● **Written request**:
Print the lines starting at the line containing "Write a web" and ending at the line containing "years = [2011,2012,2013,2014,2015,2016,2017,2018,2019,2020];", exactly and in full, without the pictures.

● **The input**:
++++++++++++++++++++

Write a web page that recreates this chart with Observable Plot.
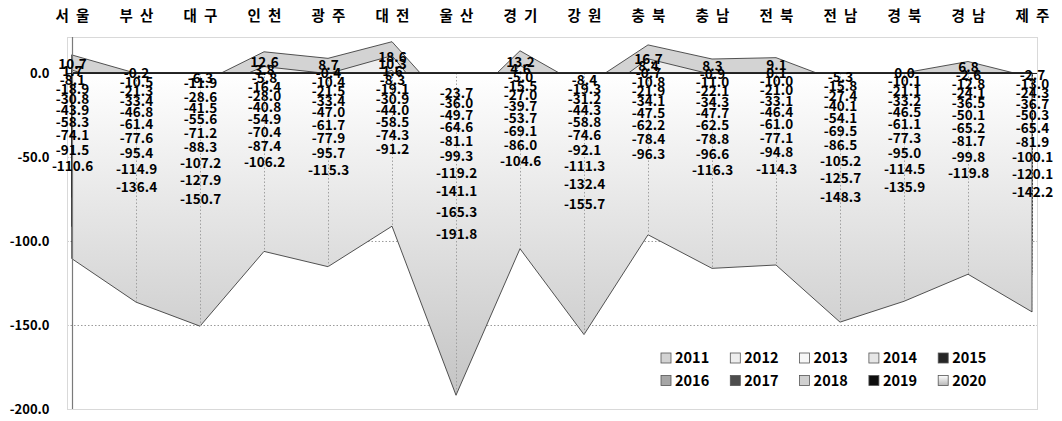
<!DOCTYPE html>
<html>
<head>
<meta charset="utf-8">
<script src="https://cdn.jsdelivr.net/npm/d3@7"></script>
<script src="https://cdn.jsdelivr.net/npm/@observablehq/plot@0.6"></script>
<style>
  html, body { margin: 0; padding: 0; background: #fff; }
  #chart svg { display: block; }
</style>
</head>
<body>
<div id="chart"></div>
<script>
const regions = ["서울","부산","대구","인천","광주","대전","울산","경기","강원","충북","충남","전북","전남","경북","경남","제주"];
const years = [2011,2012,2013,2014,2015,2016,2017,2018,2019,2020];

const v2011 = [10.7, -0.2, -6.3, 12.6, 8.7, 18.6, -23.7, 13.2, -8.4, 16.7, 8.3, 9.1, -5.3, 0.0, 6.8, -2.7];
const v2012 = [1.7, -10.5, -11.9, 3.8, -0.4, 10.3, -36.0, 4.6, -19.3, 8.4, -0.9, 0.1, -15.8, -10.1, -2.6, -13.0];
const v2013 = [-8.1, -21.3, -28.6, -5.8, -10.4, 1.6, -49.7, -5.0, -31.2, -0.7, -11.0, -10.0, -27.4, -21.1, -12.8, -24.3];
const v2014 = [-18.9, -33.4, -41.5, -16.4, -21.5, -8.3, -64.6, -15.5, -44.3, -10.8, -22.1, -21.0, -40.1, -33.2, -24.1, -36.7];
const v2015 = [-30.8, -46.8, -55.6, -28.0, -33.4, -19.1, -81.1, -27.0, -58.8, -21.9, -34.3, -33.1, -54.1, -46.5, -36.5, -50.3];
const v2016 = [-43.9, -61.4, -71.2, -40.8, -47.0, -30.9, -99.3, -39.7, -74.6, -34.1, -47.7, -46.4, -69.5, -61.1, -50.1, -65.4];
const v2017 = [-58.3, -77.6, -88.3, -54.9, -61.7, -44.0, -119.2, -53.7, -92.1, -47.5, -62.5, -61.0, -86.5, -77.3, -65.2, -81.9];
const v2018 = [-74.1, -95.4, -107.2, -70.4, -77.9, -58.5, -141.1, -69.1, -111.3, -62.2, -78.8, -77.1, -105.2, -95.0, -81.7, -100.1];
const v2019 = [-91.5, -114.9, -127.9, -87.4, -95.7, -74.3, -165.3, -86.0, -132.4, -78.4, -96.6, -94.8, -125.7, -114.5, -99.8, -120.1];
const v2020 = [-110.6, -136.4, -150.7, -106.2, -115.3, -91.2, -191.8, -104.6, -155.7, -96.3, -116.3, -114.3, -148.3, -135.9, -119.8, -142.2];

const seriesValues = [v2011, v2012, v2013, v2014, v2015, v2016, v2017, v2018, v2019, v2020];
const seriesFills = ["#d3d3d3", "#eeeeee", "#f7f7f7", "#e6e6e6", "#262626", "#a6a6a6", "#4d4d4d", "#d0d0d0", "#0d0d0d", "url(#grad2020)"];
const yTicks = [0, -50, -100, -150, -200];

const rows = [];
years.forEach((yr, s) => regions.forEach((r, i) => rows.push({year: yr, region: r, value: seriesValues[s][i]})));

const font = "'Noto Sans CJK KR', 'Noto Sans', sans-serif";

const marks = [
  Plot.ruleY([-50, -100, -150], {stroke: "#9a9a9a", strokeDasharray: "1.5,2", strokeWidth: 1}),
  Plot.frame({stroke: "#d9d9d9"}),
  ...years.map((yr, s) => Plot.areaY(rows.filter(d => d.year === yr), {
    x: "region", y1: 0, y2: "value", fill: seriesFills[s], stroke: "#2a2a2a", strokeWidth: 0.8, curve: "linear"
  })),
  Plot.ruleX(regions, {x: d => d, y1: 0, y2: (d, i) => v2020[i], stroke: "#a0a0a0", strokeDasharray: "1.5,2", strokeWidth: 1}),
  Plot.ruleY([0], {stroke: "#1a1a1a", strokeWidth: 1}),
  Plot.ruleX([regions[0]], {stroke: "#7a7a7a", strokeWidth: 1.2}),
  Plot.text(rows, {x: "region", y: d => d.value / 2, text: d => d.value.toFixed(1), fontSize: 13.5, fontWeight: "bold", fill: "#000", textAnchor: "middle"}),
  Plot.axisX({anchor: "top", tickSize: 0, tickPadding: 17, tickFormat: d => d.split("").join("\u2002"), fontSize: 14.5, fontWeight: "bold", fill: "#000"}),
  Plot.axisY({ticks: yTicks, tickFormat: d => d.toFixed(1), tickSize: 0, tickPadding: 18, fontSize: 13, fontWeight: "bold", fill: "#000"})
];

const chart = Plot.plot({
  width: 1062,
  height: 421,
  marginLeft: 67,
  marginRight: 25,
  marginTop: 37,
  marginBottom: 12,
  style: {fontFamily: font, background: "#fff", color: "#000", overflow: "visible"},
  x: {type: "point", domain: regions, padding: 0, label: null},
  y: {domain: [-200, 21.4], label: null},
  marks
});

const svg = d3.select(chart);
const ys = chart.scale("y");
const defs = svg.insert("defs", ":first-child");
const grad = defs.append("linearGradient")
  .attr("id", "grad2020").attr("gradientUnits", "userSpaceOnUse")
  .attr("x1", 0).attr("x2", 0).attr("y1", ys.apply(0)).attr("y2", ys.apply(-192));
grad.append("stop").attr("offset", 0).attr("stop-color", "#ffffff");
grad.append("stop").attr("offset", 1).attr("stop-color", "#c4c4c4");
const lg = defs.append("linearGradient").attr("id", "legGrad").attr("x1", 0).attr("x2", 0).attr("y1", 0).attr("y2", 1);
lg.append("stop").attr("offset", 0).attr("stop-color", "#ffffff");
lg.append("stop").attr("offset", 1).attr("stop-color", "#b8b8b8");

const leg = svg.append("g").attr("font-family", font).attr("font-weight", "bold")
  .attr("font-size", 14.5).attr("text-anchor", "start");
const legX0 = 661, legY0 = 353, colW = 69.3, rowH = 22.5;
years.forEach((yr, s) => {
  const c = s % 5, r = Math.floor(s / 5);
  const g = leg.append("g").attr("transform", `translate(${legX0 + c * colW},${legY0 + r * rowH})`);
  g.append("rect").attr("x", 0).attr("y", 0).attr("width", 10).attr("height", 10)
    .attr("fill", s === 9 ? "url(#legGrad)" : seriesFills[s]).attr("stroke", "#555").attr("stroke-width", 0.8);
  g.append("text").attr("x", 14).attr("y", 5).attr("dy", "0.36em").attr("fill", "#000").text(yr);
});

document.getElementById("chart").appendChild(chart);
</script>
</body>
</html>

++++++++++++++++++++

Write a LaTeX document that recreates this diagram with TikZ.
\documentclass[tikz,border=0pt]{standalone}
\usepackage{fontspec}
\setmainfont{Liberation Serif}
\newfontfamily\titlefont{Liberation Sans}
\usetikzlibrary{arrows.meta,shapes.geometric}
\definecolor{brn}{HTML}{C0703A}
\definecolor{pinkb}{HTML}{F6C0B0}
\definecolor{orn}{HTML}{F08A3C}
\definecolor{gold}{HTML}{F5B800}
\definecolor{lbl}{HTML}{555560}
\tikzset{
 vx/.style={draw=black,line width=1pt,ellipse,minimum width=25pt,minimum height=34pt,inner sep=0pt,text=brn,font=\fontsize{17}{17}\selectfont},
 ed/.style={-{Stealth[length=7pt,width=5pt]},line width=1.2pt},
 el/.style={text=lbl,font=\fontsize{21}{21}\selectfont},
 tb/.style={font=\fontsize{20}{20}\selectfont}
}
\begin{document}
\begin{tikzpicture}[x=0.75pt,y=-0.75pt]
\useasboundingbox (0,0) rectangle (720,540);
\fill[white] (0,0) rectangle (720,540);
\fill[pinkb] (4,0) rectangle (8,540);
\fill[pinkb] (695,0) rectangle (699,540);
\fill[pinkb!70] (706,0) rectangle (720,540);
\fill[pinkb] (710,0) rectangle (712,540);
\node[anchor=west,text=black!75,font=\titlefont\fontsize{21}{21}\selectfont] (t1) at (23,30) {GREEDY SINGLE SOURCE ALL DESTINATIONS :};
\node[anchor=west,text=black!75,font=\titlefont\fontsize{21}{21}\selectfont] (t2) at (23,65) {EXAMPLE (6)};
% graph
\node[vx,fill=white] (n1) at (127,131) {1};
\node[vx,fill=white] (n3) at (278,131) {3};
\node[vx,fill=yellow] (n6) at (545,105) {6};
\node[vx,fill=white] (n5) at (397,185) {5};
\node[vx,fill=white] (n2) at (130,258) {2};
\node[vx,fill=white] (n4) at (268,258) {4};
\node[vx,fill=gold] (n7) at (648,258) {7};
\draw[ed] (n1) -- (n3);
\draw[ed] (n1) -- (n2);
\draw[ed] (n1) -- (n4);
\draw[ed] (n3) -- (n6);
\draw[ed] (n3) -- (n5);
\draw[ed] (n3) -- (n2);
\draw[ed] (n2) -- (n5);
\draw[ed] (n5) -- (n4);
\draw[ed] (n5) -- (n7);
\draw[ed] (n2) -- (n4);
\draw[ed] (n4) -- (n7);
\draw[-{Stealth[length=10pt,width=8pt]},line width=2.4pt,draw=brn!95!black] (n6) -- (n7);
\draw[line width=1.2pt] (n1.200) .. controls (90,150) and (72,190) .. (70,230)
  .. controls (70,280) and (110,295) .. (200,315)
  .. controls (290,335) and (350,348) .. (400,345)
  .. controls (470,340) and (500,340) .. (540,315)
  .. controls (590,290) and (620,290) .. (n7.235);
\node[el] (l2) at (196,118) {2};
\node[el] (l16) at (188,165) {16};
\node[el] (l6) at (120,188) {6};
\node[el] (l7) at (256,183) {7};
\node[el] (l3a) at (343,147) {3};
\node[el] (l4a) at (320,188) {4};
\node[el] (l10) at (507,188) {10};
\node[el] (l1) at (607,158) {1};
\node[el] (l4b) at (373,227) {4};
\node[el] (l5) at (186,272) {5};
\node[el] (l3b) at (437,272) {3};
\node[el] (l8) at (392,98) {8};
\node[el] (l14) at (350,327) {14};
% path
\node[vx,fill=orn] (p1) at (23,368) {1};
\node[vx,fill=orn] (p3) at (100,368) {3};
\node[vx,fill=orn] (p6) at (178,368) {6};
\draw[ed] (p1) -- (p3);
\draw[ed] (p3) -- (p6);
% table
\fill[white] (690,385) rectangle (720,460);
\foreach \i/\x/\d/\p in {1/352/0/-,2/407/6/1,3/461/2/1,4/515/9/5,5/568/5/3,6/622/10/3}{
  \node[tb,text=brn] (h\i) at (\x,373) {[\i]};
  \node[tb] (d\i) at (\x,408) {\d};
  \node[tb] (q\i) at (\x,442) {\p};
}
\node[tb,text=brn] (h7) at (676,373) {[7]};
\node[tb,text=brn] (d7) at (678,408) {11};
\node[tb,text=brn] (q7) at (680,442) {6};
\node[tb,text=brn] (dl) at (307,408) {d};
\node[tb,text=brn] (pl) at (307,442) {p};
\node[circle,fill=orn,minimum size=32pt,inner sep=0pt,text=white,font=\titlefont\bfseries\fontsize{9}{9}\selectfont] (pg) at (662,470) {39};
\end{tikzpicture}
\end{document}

++++++++++++++++++++

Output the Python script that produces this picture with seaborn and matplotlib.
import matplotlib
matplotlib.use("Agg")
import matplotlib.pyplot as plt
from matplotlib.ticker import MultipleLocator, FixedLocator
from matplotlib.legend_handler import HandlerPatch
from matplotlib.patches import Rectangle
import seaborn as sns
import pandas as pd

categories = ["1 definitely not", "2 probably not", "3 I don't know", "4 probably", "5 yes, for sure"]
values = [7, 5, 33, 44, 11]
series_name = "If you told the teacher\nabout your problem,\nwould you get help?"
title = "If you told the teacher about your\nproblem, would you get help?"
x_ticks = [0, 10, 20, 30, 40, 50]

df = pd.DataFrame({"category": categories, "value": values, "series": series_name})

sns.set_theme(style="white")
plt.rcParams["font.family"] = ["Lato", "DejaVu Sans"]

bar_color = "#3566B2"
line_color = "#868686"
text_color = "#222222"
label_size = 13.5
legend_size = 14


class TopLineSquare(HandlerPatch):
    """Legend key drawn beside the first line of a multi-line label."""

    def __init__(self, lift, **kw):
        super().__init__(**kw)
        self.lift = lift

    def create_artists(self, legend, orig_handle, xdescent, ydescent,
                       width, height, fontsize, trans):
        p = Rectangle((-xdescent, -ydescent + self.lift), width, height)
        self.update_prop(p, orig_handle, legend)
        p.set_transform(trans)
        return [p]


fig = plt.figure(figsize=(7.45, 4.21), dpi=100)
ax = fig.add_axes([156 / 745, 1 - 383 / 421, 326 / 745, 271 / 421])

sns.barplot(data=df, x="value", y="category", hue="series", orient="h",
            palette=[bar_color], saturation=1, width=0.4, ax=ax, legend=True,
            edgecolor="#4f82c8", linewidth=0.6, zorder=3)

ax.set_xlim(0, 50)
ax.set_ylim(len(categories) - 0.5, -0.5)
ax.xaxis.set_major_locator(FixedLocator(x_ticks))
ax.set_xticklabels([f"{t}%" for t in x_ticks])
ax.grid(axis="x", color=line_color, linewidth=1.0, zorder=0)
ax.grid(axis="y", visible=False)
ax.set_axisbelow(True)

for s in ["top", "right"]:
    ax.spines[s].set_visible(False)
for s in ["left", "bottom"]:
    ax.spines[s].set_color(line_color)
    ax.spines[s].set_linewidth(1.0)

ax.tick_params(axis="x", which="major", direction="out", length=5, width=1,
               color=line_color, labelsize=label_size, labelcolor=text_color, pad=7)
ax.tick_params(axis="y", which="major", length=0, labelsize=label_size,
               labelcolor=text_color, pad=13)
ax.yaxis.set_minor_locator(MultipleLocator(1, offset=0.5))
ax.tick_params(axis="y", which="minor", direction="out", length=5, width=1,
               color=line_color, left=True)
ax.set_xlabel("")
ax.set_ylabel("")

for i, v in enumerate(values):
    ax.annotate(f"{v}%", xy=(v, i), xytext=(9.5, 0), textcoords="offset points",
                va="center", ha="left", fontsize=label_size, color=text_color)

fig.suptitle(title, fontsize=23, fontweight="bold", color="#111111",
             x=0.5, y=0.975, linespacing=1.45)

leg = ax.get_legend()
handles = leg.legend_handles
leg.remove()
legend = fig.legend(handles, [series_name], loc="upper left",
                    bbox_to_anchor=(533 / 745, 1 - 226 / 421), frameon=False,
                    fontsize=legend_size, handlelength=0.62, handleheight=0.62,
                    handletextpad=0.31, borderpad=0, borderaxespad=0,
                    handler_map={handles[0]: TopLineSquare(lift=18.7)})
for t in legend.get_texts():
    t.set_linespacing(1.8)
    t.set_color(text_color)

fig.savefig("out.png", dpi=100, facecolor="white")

++++++++++++++++++++

● **Complete response**:
Write a web page that recreates this chart with Observable Plot.
<!DOCTYPE html>
<html>
<head>
<meta charset="utf-8">
<script src="https://cdn.jsdelivr.net/npm/d3@7"></script>
<script src="https://cdn.jsdelivr.net/npm/@observablehq/plot@0.6"></script>
<style>
  html, body { margin: 0; padding: 0; background: #fff; }
  #chart svg { display: block; }
</style>
</head>
<body>
<div id="chart"></div>
<script>
const regions = ["서울","부산","대구","인천","광주","대전","울산","경기","강원","충북","충남","전북","전남","경북","경남","제주"];
const years = [2011,2012,2013,2014,2015,2016,2017,2018,2019,2020];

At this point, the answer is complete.